◆ **EXERCISE DETAILS**: Line by line, repeat the data below exactly, beginning at the first line and ending at the line with "import seaborn as sns". Omit pictures.

◆ **Code that draws figures**:
START

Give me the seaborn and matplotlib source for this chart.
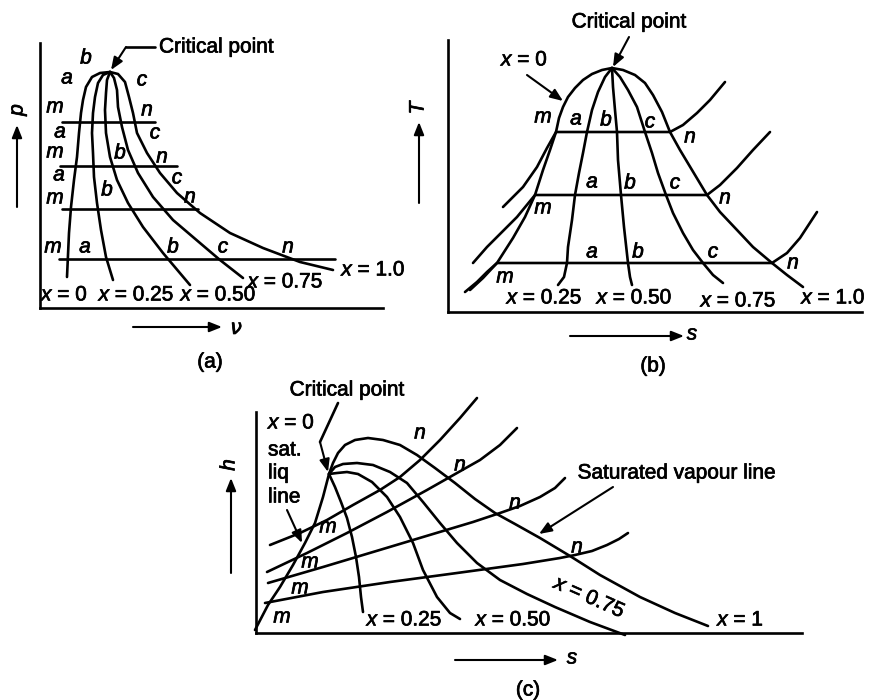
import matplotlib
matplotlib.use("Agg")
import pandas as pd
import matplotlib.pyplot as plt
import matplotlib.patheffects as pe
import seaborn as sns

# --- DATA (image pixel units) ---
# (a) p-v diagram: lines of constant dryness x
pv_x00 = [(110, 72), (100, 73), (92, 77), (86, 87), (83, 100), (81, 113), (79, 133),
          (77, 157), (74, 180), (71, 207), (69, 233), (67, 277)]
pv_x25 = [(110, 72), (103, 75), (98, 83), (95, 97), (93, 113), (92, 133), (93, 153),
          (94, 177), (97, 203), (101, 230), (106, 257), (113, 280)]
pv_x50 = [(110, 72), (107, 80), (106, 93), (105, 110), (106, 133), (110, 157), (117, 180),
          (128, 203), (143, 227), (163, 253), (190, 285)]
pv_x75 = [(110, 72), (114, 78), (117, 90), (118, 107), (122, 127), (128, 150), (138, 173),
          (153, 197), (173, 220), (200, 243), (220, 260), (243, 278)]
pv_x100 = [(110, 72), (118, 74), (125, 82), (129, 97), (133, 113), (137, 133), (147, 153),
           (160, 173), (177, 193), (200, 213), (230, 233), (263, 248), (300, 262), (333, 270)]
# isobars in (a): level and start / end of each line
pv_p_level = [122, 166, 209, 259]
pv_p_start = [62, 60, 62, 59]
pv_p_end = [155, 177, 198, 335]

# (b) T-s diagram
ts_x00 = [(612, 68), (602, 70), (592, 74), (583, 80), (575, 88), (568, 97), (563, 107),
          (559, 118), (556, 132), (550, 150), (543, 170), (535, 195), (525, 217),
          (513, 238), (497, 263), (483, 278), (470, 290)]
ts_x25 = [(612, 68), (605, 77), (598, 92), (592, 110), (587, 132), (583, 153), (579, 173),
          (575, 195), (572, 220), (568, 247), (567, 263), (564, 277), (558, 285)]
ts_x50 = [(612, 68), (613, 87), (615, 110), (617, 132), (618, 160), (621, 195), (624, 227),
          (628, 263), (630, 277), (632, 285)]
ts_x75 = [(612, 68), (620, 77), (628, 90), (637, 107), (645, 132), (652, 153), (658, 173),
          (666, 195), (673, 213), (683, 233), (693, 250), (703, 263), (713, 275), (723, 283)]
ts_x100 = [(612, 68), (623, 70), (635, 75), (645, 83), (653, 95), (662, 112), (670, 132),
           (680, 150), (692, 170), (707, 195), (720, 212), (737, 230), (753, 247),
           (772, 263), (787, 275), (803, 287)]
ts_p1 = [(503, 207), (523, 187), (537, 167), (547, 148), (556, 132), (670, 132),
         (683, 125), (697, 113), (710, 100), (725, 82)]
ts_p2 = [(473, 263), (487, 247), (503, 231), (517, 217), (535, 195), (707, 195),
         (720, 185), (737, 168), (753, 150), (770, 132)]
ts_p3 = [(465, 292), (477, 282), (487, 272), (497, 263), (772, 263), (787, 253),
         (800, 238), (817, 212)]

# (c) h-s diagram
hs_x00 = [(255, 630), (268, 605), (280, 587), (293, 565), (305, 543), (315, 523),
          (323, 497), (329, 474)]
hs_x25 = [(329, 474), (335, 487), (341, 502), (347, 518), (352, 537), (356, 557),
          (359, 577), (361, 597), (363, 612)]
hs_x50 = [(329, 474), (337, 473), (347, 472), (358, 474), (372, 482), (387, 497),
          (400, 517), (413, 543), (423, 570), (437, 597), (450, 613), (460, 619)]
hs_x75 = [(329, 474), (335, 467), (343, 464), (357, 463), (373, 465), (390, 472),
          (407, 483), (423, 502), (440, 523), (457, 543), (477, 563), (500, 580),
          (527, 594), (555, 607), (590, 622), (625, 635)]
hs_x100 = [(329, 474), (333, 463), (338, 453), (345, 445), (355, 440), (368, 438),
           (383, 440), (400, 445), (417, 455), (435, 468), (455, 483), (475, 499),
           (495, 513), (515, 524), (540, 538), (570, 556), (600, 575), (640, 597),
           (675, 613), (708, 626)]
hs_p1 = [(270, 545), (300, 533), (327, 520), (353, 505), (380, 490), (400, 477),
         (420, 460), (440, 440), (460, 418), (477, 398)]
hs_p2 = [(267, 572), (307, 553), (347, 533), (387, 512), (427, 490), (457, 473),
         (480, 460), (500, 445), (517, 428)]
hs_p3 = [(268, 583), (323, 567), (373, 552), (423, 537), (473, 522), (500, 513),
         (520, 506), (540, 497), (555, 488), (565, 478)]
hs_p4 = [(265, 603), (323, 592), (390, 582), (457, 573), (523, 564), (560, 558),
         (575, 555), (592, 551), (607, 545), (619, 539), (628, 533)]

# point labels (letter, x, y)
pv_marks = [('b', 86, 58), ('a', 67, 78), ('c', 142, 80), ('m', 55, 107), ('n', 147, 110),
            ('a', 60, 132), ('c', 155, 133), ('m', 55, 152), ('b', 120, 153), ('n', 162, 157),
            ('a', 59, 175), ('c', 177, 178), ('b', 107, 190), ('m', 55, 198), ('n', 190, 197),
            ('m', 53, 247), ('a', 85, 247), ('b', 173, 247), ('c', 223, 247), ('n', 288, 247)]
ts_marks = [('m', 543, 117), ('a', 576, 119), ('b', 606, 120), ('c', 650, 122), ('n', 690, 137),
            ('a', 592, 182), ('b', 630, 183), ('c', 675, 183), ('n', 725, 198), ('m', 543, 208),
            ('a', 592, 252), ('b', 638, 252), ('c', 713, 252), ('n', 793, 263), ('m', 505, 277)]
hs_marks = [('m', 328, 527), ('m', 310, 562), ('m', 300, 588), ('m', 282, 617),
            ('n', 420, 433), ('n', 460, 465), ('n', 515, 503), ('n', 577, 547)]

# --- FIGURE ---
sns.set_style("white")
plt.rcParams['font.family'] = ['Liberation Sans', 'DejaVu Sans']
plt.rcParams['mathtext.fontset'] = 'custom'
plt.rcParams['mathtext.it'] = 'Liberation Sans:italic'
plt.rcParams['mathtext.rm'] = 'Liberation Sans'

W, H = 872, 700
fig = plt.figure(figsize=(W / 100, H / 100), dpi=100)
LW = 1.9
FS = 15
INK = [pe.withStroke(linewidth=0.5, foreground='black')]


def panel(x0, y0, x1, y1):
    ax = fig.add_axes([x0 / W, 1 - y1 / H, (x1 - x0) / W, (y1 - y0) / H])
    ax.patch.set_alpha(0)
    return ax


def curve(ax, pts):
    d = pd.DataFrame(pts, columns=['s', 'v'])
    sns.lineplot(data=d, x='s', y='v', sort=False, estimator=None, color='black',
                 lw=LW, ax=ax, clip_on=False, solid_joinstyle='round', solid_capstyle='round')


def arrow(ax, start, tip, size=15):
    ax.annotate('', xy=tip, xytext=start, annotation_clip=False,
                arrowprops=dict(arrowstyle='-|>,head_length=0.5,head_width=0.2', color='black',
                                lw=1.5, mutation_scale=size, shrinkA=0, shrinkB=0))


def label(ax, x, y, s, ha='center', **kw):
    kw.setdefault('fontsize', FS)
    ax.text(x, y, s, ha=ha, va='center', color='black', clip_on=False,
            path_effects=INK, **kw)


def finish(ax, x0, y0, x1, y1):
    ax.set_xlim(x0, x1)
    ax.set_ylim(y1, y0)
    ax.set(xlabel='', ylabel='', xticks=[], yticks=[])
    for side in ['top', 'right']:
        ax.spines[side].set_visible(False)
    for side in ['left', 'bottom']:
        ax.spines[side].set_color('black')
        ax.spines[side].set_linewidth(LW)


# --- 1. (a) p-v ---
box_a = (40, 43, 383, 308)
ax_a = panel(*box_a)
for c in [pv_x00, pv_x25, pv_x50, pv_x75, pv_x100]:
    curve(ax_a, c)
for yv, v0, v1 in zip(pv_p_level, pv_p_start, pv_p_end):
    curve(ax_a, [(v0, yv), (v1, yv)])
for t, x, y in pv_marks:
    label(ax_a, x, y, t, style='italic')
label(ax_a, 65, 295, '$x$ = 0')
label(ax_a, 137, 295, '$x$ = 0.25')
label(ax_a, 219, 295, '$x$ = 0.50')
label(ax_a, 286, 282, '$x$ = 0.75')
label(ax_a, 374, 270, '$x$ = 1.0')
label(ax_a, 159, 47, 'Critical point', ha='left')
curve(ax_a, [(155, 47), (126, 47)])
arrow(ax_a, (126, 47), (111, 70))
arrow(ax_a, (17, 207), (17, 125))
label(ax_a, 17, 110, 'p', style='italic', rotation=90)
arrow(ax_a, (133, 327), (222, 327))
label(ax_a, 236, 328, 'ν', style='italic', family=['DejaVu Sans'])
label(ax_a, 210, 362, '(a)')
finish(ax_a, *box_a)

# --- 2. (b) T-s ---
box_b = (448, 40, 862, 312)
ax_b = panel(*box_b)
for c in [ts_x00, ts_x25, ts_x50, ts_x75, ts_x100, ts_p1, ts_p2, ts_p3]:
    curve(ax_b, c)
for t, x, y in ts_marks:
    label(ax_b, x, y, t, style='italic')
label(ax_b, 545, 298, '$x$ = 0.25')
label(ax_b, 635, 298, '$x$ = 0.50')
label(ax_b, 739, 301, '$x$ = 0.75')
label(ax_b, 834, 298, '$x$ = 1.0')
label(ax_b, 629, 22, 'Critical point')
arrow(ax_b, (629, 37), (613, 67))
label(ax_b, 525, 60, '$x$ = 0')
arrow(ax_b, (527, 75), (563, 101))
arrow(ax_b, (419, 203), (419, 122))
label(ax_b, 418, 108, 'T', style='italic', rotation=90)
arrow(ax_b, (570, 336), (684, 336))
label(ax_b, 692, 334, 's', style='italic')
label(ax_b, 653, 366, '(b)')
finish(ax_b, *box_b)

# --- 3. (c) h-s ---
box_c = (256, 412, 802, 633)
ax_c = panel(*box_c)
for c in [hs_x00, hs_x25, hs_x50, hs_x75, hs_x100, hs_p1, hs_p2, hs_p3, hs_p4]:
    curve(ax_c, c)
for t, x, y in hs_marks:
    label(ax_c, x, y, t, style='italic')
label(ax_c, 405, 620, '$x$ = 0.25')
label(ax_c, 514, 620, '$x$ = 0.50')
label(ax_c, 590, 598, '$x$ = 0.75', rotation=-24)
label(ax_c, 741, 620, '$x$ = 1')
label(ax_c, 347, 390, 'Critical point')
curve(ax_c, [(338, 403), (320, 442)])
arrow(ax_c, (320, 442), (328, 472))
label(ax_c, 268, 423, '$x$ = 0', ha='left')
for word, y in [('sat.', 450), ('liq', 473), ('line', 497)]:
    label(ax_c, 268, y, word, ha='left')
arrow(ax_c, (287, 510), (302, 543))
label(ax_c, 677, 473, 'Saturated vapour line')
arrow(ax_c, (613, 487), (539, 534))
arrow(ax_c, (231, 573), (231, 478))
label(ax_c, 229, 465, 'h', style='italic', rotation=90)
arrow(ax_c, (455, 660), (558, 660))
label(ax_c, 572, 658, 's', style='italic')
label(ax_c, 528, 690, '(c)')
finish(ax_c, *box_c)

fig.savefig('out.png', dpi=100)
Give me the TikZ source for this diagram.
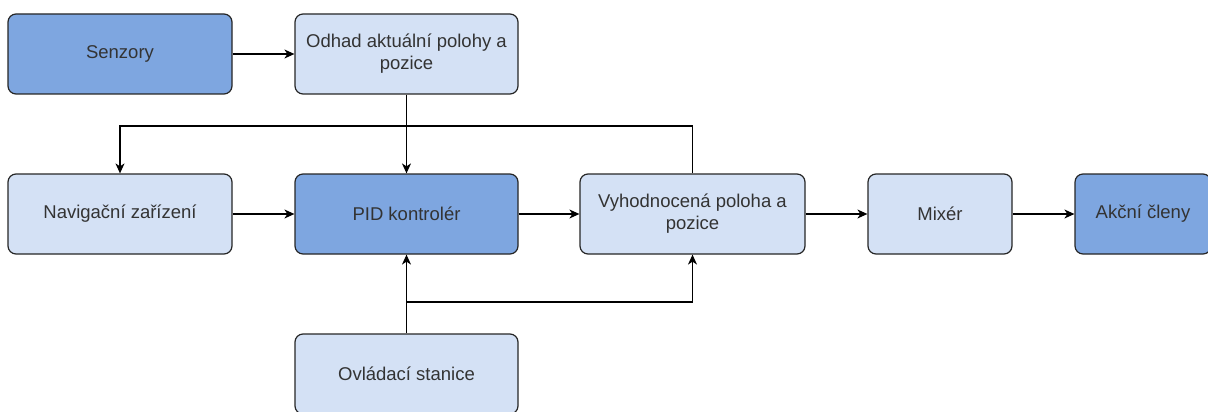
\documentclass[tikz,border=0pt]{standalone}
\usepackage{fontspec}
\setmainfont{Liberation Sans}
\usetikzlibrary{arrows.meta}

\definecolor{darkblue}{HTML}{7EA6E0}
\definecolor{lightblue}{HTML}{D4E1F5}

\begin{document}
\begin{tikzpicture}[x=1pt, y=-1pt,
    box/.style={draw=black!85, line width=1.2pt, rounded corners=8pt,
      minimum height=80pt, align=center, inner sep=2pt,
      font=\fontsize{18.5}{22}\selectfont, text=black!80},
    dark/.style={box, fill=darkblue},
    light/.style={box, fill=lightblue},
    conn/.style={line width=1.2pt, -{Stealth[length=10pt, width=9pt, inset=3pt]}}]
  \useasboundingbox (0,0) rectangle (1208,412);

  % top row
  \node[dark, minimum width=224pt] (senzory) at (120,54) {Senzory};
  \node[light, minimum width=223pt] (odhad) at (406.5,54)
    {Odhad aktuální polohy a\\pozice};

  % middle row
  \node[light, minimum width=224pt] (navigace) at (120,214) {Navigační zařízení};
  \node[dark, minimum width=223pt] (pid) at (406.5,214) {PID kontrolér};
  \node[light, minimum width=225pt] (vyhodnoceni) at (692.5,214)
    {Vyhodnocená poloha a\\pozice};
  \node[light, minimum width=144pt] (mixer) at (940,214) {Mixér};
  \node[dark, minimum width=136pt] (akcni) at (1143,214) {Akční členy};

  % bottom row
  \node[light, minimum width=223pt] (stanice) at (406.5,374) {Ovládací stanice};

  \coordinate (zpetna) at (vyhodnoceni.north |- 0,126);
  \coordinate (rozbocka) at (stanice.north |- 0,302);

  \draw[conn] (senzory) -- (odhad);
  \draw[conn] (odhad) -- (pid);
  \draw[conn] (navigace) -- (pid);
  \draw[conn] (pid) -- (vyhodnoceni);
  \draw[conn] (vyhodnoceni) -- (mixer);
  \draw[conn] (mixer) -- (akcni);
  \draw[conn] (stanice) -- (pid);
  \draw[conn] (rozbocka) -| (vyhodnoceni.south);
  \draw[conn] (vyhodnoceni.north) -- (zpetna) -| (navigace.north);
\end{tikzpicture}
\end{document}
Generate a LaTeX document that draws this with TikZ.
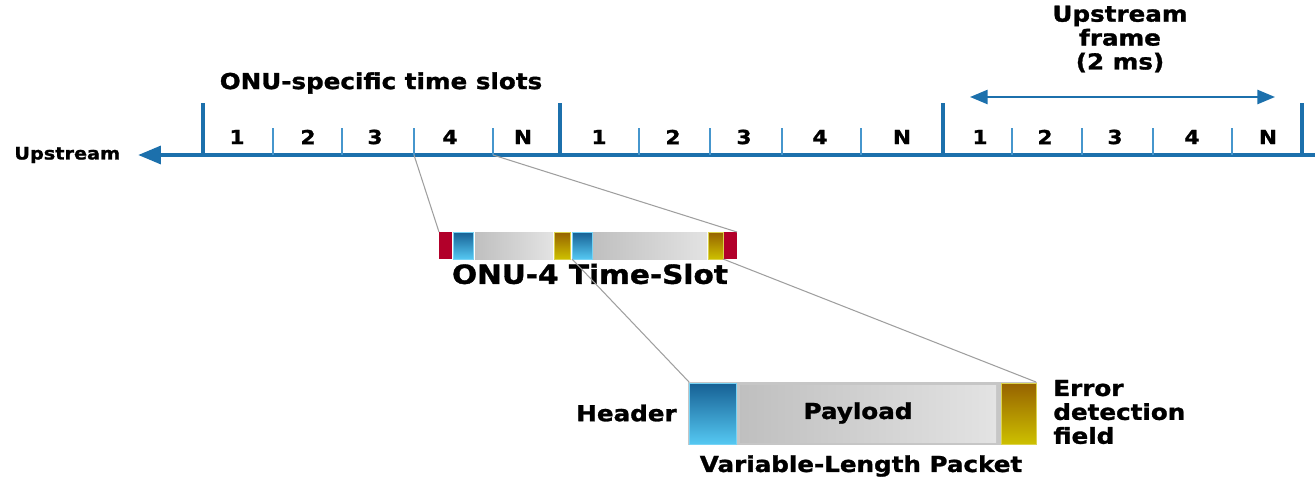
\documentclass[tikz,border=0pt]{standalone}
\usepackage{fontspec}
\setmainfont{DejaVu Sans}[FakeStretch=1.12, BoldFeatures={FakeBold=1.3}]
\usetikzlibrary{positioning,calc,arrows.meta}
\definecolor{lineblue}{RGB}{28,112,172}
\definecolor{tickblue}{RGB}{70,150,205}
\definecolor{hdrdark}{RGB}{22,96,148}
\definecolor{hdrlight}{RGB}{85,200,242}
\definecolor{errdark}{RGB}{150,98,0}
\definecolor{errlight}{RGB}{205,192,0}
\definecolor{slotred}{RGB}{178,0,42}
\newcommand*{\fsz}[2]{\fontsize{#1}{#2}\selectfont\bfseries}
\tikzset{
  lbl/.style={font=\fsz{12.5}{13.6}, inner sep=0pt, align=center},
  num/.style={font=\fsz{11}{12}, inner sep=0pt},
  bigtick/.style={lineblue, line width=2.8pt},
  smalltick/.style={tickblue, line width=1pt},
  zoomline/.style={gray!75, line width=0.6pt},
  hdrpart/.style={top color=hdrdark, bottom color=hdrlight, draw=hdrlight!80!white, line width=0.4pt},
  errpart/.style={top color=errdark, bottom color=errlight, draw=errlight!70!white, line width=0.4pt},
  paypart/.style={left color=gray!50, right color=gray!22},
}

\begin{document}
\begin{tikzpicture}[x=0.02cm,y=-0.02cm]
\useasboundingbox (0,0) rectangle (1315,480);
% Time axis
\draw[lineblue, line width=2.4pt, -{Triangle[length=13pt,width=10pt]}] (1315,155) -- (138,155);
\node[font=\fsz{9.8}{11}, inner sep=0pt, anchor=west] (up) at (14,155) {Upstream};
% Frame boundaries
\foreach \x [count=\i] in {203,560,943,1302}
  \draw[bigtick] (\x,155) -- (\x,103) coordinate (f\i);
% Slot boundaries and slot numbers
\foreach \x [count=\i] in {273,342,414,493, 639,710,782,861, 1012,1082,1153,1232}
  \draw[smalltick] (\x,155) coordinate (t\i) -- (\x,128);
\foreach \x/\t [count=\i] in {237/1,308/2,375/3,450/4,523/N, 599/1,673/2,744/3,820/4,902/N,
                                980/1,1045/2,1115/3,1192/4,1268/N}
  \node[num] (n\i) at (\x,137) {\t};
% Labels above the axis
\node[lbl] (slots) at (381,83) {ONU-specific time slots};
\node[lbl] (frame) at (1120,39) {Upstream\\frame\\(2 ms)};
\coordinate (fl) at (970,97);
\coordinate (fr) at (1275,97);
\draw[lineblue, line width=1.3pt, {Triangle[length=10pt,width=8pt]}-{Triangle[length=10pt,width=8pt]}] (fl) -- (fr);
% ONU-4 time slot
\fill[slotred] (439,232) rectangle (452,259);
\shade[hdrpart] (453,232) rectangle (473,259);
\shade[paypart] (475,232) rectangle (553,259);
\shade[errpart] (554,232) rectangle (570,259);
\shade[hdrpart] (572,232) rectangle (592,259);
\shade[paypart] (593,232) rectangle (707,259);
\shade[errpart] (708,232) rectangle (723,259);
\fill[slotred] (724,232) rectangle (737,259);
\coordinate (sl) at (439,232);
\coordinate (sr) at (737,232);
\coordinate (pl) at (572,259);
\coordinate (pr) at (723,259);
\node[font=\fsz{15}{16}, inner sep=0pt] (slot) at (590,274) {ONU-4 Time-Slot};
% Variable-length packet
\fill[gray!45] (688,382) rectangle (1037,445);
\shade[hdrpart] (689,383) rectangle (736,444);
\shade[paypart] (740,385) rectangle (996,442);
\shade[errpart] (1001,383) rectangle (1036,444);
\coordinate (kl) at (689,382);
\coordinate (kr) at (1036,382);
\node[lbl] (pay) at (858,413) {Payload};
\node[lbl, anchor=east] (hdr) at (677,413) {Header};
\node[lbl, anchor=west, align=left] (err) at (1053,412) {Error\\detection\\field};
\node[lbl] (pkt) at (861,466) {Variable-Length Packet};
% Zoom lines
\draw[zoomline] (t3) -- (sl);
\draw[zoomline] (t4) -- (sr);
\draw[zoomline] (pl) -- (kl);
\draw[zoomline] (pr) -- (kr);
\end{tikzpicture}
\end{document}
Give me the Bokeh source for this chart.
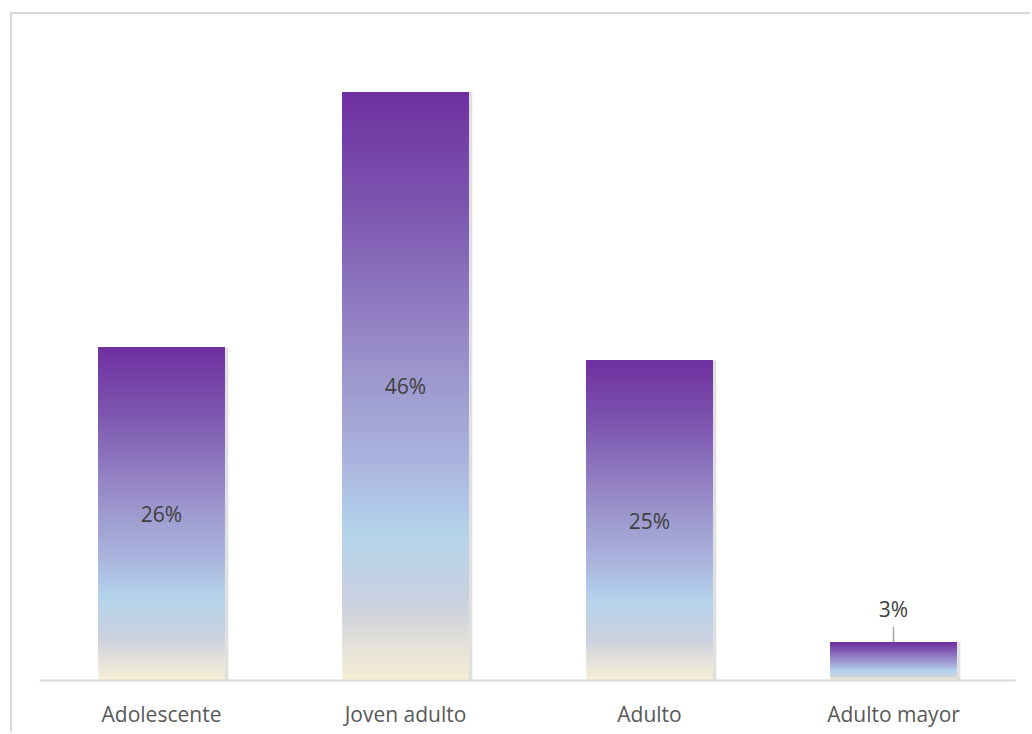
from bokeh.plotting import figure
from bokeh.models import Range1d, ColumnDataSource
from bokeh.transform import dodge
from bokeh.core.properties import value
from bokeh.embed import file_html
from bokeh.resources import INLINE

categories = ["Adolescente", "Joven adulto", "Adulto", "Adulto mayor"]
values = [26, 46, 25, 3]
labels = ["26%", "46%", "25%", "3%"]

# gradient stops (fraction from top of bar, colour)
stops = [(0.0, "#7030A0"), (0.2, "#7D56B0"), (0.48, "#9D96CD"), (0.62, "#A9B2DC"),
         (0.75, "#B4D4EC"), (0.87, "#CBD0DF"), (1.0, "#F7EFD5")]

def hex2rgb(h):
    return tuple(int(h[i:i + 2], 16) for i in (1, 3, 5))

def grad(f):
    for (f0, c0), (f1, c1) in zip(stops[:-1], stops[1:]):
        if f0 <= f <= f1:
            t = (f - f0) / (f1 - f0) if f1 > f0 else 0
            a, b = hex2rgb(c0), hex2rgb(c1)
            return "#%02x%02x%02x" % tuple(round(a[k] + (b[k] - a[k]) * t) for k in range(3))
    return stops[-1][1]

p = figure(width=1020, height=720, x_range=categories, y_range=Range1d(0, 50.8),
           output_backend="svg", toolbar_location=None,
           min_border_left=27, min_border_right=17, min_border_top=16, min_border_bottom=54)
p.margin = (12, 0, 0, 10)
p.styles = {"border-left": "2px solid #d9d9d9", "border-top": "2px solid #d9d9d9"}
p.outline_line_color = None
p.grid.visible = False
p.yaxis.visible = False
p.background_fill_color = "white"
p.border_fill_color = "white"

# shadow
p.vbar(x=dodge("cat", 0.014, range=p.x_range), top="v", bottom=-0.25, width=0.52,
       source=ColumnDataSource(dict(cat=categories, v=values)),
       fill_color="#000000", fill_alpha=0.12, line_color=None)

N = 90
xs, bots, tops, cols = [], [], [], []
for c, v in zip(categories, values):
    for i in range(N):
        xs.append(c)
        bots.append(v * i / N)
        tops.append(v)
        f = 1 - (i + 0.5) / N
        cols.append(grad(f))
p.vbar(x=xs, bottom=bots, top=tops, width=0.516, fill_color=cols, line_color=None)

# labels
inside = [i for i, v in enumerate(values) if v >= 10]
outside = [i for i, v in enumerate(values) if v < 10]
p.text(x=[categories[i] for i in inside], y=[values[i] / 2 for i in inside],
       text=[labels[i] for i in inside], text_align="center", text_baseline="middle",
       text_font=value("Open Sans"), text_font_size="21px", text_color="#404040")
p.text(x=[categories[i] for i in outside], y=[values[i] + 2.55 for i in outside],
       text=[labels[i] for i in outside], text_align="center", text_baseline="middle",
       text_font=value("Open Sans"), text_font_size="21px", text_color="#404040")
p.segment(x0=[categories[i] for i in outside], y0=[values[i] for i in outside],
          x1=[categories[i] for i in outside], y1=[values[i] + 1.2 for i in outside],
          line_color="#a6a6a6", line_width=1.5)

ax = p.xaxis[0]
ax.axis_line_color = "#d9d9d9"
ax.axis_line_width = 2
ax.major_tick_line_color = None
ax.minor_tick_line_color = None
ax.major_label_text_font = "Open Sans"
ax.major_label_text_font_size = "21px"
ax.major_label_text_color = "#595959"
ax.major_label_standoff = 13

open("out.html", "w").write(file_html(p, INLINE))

END

◆ **COMPLETED EXERCISE**:
Give me the seaborn and matplotlib source for this chart.
import matplotlib
matplotlib.use("Agg")
import pandas as pd
import matplotlib.pyplot as plt
import matplotlib.patheffects as pe
import seaborn as sns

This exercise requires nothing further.